Tuesday, December 05, 2006

And you thought U.S. Flying Sucks

Ken: "Hello nice travel agent. I would like to book two flights from Kathmandu, Nepal to Dehli, India."
Agent: "Certainly Rich American. We have three flight options for you."
Ken: "How splendid. Please give me those options."
Agent: "Well, we have Airline A, B and C. Airline A we aren't sure exists anymore."
Ken: "Oh... well, why are you trying to sell me this?"
Agent: "It's the cheapest."
Ken: "I can imagine. Next option, please."
Agent: "Certainly rich American. We have Airline B. Airline B doesn't fly to Dehli right now, but will next month."
Ken:"Oh, so it's expanding? Excellent, I'll take those tickets."
Agent: "Oh, you misunderstood me Rich American. I said they don't fly to Dehli right now, I didn't say they were expanding."
Ken: "So, why don't they fly to Dehli right now."
Agent: "Poor safety record. I think they forgot to hire mechanics or something. Big Nepalese Scandal."
Ken: "Next airline please."
Agent: "Certainly rich American. You can fly Airline C. Airline C is expensive."
Ken: "Well, okay."
Agent: "Very Expensive."
Ken: "Aren't I the rich American?"
Agent: "Certainly you are sir.
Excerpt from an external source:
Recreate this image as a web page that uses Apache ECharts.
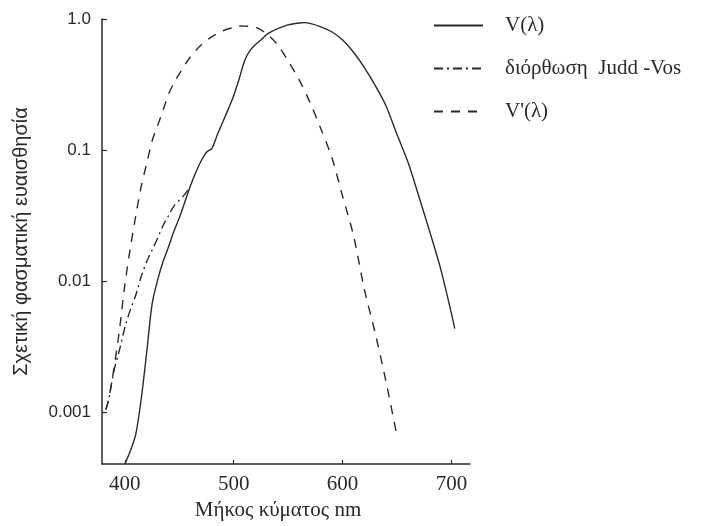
<!DOCTYPE html>
<html>
<head>
<meta charset="utf-8">
<script src="https://cdn.jsdelivr.net/npm/echarts@6/dist/echarts.min.js"></script>
<style>
  html, body { margin: 0; padding: 0; background: #fff; }
  #chart { width: 701px; height: 526px; }
</style>
</head>
<body>
<div id="chart"></div>
<script>
// Photopic luminous efficiency V(λ)
const photopicNm = [400, 405, 410, 415, 420, 425, 430, 435, 440, 445, 450, 455, 460, 465, 470, 475, 480, 485, 490, 495,
  500, 505, 510, 515, 520, 525, 530, 535, 540, 550, 560, 565, 570, 580, 590, 600, 610, 620, 630, 640,
  650, 660, 670, 680, 690, 700, 703];
const photopicV = [0.0004, 0.000503, 0.000674, 0.00125, 0.00282, 0.00666, 0.0101, 0.0140, 0.0181, 0.0238, 0.0303, 0.0399, 0.0526, 0.0670, 0.0823, 0.0961, 0.103, 0.131, 0.164, 0.205,
  0.261, 0.350, 0.481, 0.576, 0.639, 0.691, 0.759, 0.804, 0.842, 0.902, 0.933, 0.938, 0.925, 0.871, 0.799, 0.691, 0.557, 0.426, 0.310, 0.216,
  0.131, 0.0809, 0.0443, 0.0238, 0.0124, 0.00561, 0.00433];

// Judd-Vos correction in the short-wavelength range
const juddNm = [382.5, 385, 390, 395, 400, 405, 410, 415, 420, 425, 430, 435, 440, 445, 450, 455, 460];
const juddV = [0.00104, 0.00123, 0.00206, 0.00296, 0.00441, 0.00601, 0.00778, 0.0108, 0.0140, 0.0172, 0.0211, 0.0264, 0.0314, 0.0373, 0.0413, 0.0458, 0.0526];

// Scotopic luminous efficiency V'(λ)
const scotopicNm = [382.5, 385, 390, 395, 400, 405, 410, 415, 420, 425, 430, 435, 440, 445, 450, 455, 460, 470, 480, 490, 500,
  505, 510, 520, 530, 540, 550, 560, 570, 580, 590, 600, 610, 620, 630, 640, 650];
const scotopicV = [0.00104, 0.00123, 0.00216, 0.0042, 0.0094, 0.0178, 0.0314, 0.0526, 0.0786, 0.117, 0.153, 0.200, 0.265, 0.324, 0.381, 0.445, 0.511, 0.634, 0.734, 0.813, 0.864,
  0.885, 0.882, 0.865, 0.772, 0.639, 0.477, 0.344, 0.231, 0.145, 0.0881, 0.0443, 0.0222, 0.00862, 0.00397, 0.00168, 0.000651];

const xTicks = [400, 500, 600, 700];
const yTicks = [0.001, 0.01, 0.1, 1];
const yTickText = ['0.001', '0.01', '0.1', '1.0'];

const seriesNames = ['V(λ)', 'διόρθωση  Judd -Vos', "V'(λ)"];

const pairs = (xs, ys) => xs.map((x, i) => [x, ys[i]]);

const ink = '#2a2a2a';
const chart = echarts.init(document.getElementById('chart'), null, { renderer: 'canvas' });

chart.setOption({
  backgroundColor: '#ffffff',
  animation: false,
  grid: { left: 102, right: 231, top: 19, bottom: 52, containLabel: false },
  legend: {
    orient: 'vertical',
    left: 428,
    top: 10,
    itemWidth: 49,
    itemHeight: 14,
    itemGap: 22,
    itemStyle: { opacity: 0 },
    textStyle: {
      fontFamily: 'Liberation Serif',
      fontSize: 21,
      color: ink,
      padding: [0, 0, 0, 17]
    },
    data: seriesNames
  },
  xAxis: {
    type: 'value',
    min: 379,
    max: 717,
    name: 'Μήκος κύματος nm',
    nameLocation: 'middle',
    nameGap: 36,
    nameTextStyle: { fontFamily: 'Liberation Serif', fontSize: 21, color: ink, padding: [0, 16, 0, 0] },
    axisLine: { show: true, onZero: false, lineStyle: { color: ink, width: 1.5 } },
    axisTick: { show: true, inside: true, length: 4, customValues: xTicks, lineStyle: { color: ink, width: 1.2 } },
    axisLabel: { customValues: xTicks, margin: 10, fontFamily: 'Liberation Serif', fontSize: 21, color: ink },
    splitLine: { show: false }
  },
  yAxis: {
    type: 'log',
    logBase: 10,
    min: 0.0004,
    max: 1,
    name: 'Σχετική φασματική ευαισθησία',
    nameLocation: 'middle',
    nameGap: 71,
    nameTextStyle: { fontFamily: 'Liberation Sans', fontSize: 20, color: ink },
    axisLine: { show: true, lineStyle: { color: ink, width: 1.5 } },
    axisTick: { show: true, inside: true, length: 5, customValues: yTicks, lineStyle: { color: ink, width: 1.2 } },
    axisLabel: {
      customValues: yTicks,
      margin: 11,
      fontFamily: 'Liberation Sans',
      fontSize: 17,
      color: ink,
      formatter: (v) => {
        const i = yTicks.findIndex((t) => Math.abs(Math.log10(v) - Math.log10(t)) < 1e-6);
        return i >= 0 ? yTickText[i] : '';
      }
    },
    splitLine: { show: false }
  },
  series: [
    {
      name: seriesNames[0],
      type: 'line',
      data: pairs(photopicNm, photopicV),
      symbol: 'none',
      smooth: 0.3,
      lineStyle: { color: ink, width: 1.4, type: 'solid' },
      itemStyle: { color: ink }
    },
    {
      name: seriesNames[1],
      type: 'line',
      data: pairs(juddNm, juddV),
      symbol: 'none',
      smooth: 0.3,
      lineStyle: { color: ink, width: 1.4, type: [9, 4, 2, 4] },
      itemStyle: { color: ink }
    },
    {
      name: seriesNames[2],
      type: 'line',
      data: pairs(scotopicNm, scotopicV),
      symbol: 'none',
      smooth: 0.3,
      lineStyle: { color: ink, width: 1.4, type: [9, 8] },
      itemStyle: { color: ink }
    }
  ]
});
</script>
</body>
</html>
But you can't afford this ticket. Plus, they require you get pick up the ticket in Kathmandu. I think you have to be Nepali to fly them. Are you Nepali, Mr. Sweet?"
Ken: "I'm not in Kathmandu. I was hoping for an e-ticket. No, I'm American, remember?"
Agent: "Oh, yes.... hmm. Well, Airline C is a good option. Can you wire me your deposit and we'll see if the flight is open for non-Nepalese?"
Ken: "I'm going to take a bus."
Agent: "Call back next week. Some other airlines might start up between now and then."

Sadly, this conversation is pretty much verbatum.

Please Mind the Gap - and get me out of Nepal.
~Ken

1 comment:

Anonymous said...

the only thing i want to be accurate about this blog entry is that you were, in fact, called "Rich American."